• **WHAT YOU WILL DO**: Look for the word "standalone" in the entries below, then copy every line that has it.

[START OF DATASET]

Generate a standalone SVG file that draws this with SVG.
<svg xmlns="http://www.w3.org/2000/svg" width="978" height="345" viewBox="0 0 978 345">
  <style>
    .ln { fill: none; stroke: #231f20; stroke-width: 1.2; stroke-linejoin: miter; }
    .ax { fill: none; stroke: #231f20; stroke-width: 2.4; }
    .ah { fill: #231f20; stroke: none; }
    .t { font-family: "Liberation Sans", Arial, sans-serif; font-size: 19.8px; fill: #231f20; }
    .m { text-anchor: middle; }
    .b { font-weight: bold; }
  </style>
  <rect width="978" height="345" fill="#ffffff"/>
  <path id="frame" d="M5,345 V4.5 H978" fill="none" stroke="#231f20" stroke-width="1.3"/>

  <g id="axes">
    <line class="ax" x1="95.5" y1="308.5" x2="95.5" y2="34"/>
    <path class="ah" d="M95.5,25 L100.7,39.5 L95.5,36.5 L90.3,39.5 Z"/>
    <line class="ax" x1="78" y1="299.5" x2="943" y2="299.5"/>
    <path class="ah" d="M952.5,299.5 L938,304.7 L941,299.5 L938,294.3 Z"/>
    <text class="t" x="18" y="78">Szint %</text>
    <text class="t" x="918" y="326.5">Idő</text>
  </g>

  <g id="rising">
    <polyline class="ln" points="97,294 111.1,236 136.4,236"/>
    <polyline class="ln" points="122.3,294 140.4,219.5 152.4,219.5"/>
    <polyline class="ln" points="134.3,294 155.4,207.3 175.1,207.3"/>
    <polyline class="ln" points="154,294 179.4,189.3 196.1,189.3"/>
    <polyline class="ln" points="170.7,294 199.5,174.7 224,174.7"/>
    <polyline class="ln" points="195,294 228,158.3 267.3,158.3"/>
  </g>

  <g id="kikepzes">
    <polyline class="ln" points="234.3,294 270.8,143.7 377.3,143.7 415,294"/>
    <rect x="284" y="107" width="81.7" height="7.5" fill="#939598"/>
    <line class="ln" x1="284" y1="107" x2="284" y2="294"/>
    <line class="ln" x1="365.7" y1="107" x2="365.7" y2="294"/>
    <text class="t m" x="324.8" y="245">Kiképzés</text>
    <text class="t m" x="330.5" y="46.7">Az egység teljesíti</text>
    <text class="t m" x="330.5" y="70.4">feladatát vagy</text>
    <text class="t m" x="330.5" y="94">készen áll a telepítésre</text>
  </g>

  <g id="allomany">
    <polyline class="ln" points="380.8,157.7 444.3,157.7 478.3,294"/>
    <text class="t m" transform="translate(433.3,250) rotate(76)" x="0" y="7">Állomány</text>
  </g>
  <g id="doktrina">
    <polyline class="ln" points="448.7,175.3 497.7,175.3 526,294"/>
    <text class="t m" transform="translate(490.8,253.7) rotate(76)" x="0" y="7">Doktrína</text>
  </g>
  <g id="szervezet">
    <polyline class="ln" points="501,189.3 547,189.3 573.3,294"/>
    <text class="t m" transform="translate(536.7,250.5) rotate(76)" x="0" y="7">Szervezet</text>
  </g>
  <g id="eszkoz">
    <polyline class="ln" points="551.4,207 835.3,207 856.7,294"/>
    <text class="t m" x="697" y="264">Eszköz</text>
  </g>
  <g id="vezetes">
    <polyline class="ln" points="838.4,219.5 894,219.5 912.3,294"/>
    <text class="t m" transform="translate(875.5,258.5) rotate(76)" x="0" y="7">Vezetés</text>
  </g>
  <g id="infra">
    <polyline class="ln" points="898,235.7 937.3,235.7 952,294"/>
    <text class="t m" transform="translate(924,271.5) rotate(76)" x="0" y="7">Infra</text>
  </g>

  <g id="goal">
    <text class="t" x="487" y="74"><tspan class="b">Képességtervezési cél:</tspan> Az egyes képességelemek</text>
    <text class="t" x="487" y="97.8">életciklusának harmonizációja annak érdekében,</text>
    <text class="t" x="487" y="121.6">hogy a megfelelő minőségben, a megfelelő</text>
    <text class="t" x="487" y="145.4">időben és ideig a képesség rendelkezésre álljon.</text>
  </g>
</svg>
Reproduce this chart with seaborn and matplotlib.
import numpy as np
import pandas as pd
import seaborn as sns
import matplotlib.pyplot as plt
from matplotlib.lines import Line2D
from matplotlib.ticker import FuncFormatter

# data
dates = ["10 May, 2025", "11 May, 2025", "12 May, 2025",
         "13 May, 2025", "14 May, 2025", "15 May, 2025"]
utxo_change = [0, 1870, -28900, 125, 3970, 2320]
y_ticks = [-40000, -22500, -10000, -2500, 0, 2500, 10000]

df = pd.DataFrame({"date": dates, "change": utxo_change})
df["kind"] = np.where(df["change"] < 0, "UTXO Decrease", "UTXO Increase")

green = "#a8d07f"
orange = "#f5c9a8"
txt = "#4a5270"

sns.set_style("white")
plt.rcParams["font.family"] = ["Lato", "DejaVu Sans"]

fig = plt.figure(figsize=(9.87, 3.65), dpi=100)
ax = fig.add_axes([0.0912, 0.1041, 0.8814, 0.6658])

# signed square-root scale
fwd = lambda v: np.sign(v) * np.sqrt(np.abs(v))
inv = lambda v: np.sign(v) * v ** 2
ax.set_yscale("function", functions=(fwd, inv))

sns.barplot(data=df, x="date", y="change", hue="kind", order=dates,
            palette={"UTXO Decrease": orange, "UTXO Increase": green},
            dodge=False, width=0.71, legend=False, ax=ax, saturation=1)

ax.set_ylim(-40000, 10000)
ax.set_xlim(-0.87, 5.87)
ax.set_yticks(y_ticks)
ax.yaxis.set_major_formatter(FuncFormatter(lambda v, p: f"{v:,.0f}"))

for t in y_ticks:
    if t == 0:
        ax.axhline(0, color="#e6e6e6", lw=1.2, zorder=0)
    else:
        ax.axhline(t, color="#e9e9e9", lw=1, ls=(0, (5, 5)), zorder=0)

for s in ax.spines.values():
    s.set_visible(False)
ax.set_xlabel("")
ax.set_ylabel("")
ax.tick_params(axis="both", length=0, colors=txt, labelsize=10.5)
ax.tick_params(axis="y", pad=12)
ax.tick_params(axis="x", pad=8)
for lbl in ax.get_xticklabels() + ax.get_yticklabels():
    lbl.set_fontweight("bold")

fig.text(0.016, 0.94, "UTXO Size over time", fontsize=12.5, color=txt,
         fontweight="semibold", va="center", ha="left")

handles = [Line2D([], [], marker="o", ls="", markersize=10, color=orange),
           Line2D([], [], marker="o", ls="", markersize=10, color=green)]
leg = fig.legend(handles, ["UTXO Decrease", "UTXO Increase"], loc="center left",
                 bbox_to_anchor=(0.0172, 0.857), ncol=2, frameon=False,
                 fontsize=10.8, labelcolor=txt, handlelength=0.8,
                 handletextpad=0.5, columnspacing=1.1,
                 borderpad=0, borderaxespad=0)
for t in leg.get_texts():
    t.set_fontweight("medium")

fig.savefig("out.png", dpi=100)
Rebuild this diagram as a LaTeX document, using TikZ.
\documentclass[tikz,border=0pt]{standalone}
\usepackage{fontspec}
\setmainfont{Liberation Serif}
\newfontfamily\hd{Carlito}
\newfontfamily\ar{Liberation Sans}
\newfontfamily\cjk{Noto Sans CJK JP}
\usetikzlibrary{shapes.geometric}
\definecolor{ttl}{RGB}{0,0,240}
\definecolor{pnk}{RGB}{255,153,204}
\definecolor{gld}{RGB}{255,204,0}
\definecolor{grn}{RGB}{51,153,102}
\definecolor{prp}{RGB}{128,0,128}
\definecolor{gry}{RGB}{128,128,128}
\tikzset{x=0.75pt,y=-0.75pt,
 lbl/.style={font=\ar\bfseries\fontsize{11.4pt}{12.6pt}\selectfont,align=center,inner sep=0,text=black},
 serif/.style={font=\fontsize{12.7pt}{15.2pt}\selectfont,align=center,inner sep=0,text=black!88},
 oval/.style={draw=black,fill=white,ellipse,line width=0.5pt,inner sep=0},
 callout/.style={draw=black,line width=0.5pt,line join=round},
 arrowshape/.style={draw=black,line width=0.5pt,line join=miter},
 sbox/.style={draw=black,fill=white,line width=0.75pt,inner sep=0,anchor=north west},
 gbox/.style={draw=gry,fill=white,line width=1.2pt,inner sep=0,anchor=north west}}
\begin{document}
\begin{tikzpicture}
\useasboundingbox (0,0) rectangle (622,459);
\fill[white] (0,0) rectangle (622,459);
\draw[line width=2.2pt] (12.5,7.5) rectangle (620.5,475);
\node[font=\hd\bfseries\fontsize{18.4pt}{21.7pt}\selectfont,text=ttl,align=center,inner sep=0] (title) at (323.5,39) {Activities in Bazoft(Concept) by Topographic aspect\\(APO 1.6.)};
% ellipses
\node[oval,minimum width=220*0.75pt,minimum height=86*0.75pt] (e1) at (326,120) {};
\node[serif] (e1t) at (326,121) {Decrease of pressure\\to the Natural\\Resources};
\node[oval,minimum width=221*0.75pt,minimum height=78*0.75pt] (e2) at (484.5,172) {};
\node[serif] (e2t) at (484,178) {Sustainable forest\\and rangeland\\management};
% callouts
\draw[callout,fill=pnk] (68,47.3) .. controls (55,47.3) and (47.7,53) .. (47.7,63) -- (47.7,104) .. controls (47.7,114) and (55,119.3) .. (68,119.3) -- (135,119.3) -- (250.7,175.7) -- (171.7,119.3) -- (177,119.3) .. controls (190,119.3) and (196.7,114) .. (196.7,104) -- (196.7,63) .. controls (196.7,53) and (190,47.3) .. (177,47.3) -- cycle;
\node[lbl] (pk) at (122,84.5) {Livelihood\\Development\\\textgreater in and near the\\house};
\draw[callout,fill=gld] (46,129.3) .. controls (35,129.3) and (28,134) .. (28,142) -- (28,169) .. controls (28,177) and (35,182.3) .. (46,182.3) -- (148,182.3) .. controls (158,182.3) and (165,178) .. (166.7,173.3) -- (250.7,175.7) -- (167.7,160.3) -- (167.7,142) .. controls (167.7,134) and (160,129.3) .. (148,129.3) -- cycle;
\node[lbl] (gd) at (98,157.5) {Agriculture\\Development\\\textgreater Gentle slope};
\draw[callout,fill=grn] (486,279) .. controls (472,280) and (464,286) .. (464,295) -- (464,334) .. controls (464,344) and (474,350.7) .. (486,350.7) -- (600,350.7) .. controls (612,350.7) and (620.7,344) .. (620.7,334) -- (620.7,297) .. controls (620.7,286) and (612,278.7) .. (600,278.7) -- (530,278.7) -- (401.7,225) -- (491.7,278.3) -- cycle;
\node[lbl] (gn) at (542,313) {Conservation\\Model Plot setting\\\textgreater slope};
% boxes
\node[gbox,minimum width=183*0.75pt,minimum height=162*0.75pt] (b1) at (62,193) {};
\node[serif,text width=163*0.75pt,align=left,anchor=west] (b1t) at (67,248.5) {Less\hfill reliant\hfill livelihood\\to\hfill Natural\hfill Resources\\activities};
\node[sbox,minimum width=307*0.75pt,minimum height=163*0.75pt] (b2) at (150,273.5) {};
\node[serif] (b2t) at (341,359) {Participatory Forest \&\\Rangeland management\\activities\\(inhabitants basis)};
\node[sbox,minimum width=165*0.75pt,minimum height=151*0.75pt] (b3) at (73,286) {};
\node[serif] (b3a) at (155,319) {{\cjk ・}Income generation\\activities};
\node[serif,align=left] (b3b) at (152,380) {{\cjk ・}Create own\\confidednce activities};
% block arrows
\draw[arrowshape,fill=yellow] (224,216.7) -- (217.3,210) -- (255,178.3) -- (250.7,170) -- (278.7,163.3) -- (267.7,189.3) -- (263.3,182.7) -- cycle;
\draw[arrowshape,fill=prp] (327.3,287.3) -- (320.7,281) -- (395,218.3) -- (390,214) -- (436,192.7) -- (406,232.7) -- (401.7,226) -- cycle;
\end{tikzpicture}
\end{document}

[END OF DATASET]

• **IN RESPONSE**:
Generate a standalone SVG file that draws this with SVG.
\documentclass[tikz,border=0pt]{standalone}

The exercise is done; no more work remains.